Exercise instructions:
Only the lines from the start of the data to the line containing "const fmt = v", both included, should be output, exactly and without pictures.

Collected data:
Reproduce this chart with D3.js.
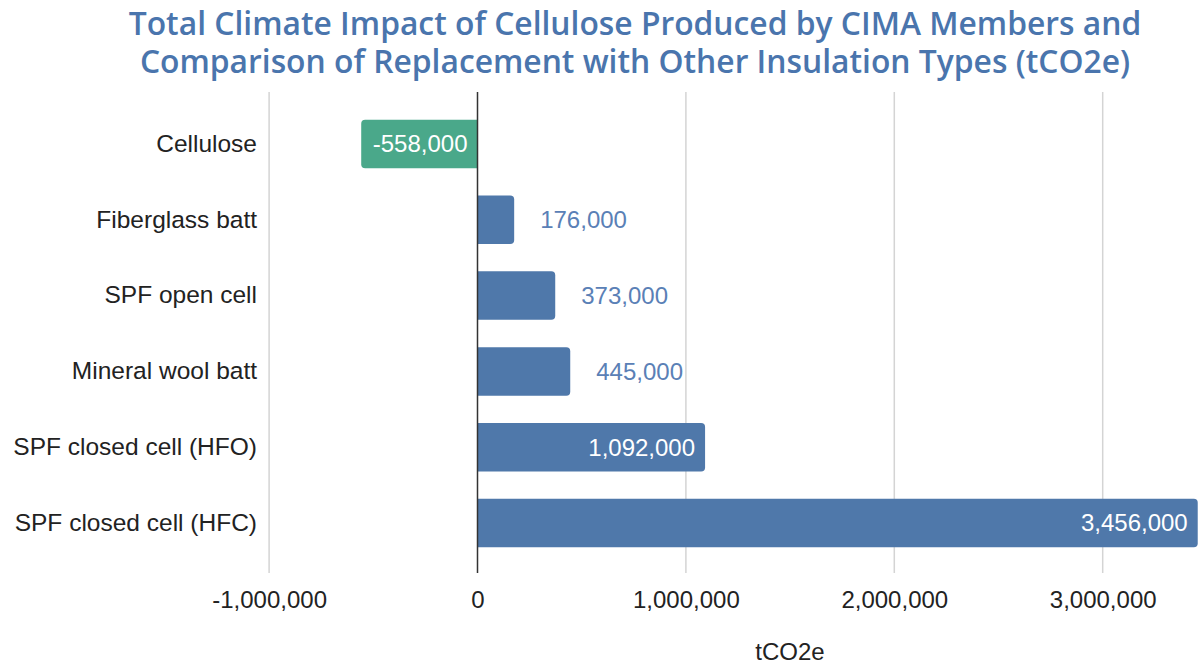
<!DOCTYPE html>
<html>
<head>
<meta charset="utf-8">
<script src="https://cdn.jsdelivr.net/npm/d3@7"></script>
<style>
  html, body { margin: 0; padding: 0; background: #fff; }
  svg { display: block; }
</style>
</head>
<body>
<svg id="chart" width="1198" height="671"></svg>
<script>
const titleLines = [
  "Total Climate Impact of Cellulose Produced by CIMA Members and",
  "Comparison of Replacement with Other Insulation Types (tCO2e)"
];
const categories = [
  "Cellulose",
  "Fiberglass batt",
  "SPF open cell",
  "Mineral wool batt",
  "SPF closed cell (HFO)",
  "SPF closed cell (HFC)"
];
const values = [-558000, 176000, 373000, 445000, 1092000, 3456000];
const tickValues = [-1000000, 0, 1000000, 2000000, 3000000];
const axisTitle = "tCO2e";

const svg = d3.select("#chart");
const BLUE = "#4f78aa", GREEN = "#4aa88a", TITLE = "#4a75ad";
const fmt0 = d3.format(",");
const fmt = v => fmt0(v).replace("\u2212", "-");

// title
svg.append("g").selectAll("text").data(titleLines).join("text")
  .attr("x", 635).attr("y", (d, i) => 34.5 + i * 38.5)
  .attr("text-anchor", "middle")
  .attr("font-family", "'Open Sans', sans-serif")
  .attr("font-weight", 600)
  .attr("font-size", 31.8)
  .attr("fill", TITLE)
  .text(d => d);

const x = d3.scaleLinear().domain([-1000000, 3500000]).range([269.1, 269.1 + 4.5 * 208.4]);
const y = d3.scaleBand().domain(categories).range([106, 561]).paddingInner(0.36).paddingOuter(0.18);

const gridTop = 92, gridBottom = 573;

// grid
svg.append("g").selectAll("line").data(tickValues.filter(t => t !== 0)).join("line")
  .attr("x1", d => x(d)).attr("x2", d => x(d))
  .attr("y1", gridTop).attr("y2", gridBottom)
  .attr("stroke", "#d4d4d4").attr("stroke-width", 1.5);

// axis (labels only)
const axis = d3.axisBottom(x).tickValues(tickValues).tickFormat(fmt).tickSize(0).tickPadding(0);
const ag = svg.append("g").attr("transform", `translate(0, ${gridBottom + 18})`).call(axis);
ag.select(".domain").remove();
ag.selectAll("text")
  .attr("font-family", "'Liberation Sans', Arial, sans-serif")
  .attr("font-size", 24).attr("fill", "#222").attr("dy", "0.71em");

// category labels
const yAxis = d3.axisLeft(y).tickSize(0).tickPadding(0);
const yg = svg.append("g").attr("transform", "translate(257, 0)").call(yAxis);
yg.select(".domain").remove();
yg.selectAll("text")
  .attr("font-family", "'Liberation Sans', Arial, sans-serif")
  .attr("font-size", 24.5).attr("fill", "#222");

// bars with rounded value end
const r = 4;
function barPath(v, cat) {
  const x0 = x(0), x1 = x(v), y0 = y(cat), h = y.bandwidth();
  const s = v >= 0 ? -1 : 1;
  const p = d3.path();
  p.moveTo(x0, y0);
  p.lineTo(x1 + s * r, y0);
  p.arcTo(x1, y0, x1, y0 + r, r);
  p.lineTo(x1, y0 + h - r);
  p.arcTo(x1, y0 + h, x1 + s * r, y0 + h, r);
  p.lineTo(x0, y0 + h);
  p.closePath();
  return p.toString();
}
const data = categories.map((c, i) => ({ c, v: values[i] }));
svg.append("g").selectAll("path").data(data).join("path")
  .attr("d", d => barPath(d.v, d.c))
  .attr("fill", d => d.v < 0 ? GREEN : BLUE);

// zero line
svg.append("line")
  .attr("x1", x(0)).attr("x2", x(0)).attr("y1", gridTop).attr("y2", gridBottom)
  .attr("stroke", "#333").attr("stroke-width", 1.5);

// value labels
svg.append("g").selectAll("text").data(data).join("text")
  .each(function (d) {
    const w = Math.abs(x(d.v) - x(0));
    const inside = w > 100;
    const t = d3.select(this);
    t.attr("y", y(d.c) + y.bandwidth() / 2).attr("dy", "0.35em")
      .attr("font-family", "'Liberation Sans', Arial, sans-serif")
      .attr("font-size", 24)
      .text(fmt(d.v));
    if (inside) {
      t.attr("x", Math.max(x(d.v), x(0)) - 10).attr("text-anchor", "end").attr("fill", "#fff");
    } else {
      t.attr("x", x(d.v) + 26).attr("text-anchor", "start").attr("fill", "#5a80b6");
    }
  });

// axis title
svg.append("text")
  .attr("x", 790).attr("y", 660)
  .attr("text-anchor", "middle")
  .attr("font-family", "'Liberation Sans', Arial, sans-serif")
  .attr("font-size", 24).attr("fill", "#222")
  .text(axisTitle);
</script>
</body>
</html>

Task result:
Reproduce this chart with D3.js.
<!DOCTYPE html>
<html>
<head>
<meta charset="utf-8">
<script src="https://cdn.jsdelivr.net/npm/d3@7"></script>
<style>
  html, body { margin: 0; padding: 0; background: #fff; }
  svg { display: block; }
</style>
</head>
<body>
<svg id="chart" width="1198" height="671"></svg>
<script>
const titleLines = [
  "Total Climate Impact of Cellulose Produced by CIMA Members and",
  "Comparison of Replacement with Other Insulation Types (tCO2e)"
];
const categories = [
  "Cellulose",
  "Fiberglass batt",
  "SPF open cell",
  "Mineral wool batt",
  "SPF closed cell (HFO)",
  "SPF closed cell (HFC)"
];
const values = [-558000, 176000, 373000, 445000, 1092000, 3456000];
const tickValues = [-1000000, 0, 1000000, 2000000, 3000000];
const axisTitle = "tCO2e";

const svg = d3.select("#chart");
const BLUE = "#4f78aa", GREEN = "#4aa88a", TITLE = "#4a75ad";
const fmt0 = d3.format(",");
const fmt = v => fmt0(v).replace("\u2212", "-");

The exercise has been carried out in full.